Supplied data |
■ ■ ■ ■ ■ ■ ■

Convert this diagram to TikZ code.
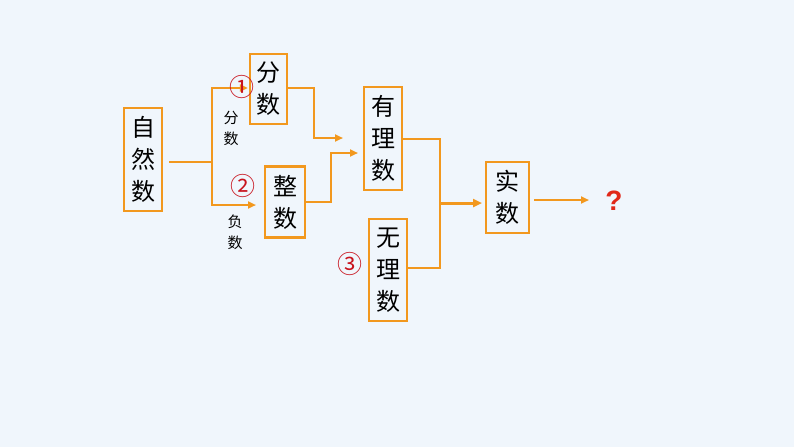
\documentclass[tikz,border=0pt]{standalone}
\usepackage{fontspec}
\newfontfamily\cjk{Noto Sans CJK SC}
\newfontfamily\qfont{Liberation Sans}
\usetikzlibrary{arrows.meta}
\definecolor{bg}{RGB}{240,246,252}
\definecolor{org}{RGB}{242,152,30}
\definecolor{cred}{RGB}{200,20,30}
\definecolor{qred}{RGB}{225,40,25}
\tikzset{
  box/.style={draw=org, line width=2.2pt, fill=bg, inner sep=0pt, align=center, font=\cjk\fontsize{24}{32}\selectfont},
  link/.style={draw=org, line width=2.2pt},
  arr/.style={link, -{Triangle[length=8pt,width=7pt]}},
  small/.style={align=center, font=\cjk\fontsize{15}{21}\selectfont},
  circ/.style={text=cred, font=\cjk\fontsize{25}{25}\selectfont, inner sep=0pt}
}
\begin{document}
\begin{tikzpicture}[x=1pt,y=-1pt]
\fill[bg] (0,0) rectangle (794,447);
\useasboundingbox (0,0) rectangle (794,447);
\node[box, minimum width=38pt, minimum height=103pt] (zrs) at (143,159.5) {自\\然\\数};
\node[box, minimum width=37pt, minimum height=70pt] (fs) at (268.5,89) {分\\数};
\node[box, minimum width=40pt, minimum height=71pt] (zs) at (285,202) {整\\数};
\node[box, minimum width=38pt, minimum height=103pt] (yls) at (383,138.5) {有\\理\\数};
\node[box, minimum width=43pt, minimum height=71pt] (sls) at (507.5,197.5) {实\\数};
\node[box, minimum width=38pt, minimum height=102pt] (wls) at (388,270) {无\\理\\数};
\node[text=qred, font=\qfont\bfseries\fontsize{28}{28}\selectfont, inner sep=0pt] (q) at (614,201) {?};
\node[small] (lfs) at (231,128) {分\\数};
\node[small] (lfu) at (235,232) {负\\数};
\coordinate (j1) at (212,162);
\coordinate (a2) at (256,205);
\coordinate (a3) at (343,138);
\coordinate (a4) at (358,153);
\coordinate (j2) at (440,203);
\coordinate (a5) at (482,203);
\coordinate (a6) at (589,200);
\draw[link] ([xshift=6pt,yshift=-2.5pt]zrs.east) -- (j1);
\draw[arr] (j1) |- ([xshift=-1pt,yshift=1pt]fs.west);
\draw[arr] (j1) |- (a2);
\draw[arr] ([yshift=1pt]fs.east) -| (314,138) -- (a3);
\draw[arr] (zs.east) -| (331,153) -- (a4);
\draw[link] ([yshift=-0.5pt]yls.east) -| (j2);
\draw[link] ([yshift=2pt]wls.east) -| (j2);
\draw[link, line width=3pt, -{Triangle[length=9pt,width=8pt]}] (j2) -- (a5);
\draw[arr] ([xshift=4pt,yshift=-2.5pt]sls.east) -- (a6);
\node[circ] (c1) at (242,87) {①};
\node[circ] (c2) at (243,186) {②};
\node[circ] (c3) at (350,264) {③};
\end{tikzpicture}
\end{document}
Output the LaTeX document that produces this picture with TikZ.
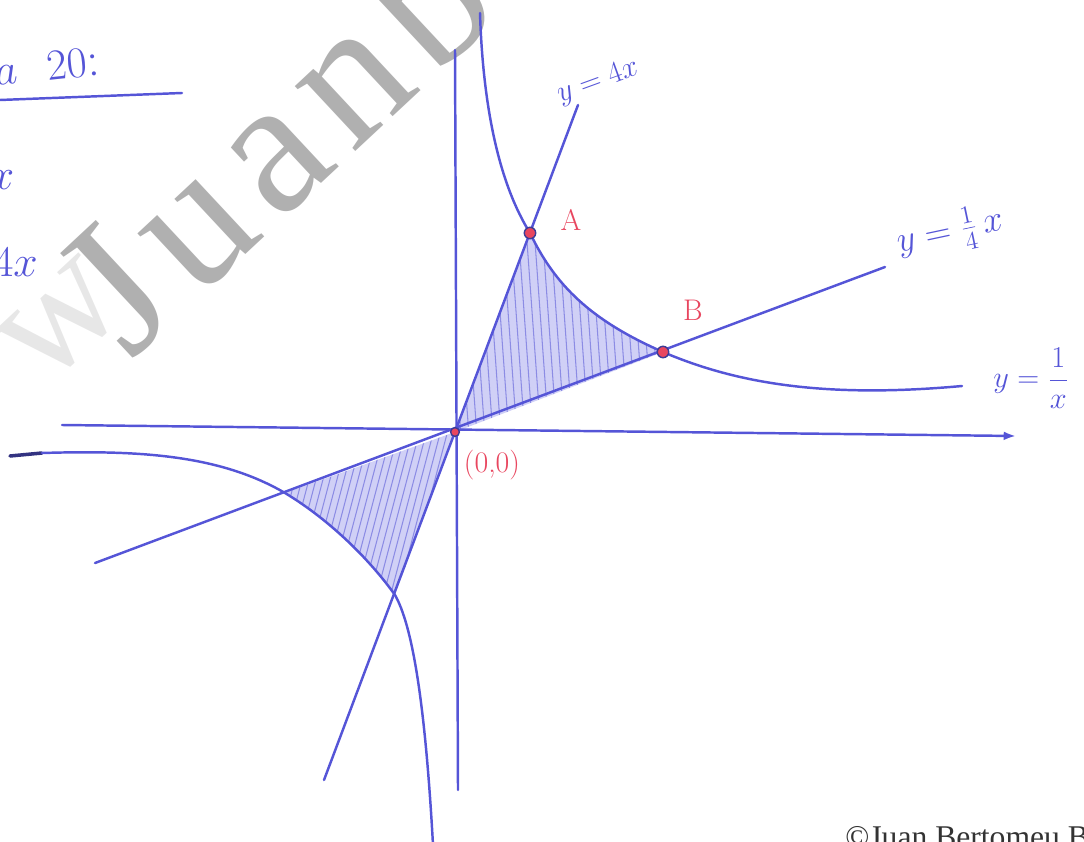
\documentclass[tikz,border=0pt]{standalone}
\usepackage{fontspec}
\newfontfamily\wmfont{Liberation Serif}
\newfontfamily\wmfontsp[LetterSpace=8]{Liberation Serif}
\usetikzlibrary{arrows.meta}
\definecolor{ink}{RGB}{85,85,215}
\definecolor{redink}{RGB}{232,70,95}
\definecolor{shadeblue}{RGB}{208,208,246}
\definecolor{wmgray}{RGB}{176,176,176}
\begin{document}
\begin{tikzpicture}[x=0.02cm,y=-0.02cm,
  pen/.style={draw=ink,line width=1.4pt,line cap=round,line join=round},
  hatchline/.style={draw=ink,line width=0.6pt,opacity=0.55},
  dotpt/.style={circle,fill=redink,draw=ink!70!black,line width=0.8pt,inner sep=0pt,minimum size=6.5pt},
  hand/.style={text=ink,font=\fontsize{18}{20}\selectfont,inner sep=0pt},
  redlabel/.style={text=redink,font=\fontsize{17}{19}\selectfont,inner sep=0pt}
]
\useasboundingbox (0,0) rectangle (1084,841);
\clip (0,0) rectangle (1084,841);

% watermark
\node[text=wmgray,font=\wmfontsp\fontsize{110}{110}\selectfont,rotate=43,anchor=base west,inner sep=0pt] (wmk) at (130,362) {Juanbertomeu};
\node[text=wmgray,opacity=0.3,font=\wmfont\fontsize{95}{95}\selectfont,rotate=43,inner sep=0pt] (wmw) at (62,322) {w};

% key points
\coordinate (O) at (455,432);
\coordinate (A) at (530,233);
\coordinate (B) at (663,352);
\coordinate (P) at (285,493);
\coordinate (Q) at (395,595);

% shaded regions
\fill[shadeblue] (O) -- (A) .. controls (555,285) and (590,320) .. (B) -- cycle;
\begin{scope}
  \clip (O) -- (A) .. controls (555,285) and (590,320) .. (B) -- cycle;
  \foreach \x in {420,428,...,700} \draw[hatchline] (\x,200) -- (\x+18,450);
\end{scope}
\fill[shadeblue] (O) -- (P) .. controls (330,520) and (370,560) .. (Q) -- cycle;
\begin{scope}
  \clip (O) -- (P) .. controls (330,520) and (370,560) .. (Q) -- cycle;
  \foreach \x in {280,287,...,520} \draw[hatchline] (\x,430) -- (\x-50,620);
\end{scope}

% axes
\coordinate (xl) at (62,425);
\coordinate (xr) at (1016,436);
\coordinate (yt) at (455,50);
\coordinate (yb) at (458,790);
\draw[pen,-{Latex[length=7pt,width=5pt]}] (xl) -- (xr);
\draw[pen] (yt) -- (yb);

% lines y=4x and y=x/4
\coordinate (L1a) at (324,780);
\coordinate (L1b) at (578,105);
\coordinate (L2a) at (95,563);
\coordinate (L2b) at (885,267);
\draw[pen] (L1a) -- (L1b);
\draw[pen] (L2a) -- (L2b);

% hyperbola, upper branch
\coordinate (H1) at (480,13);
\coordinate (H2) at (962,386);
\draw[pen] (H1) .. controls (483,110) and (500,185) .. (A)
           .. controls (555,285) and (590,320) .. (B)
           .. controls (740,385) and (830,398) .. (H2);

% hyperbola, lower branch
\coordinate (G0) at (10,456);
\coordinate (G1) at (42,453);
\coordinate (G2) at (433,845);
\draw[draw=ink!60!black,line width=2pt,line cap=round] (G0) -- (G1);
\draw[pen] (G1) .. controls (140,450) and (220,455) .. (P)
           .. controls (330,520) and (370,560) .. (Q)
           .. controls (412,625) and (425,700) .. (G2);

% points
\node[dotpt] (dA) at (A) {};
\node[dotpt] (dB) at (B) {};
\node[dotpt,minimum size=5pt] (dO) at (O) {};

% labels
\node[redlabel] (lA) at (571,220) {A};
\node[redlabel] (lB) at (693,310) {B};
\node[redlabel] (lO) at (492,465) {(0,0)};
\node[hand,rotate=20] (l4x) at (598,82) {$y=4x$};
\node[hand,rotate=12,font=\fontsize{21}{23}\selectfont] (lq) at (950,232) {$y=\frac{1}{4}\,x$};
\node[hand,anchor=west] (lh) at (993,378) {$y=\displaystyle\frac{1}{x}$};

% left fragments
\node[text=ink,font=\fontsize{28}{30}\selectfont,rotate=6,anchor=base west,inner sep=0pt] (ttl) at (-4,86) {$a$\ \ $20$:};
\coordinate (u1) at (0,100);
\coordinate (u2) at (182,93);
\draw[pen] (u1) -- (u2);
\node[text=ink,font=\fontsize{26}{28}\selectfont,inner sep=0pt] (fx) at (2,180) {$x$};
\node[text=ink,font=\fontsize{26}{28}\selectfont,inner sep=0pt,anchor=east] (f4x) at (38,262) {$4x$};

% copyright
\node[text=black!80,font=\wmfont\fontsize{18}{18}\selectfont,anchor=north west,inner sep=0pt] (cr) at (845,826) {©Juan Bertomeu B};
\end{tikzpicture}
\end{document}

■ ■ ■ ■ ■ ■ ■

What is being asked |
Each line that holds the string "this" counts once; give the total and nothing else.

Answer to the problem |
2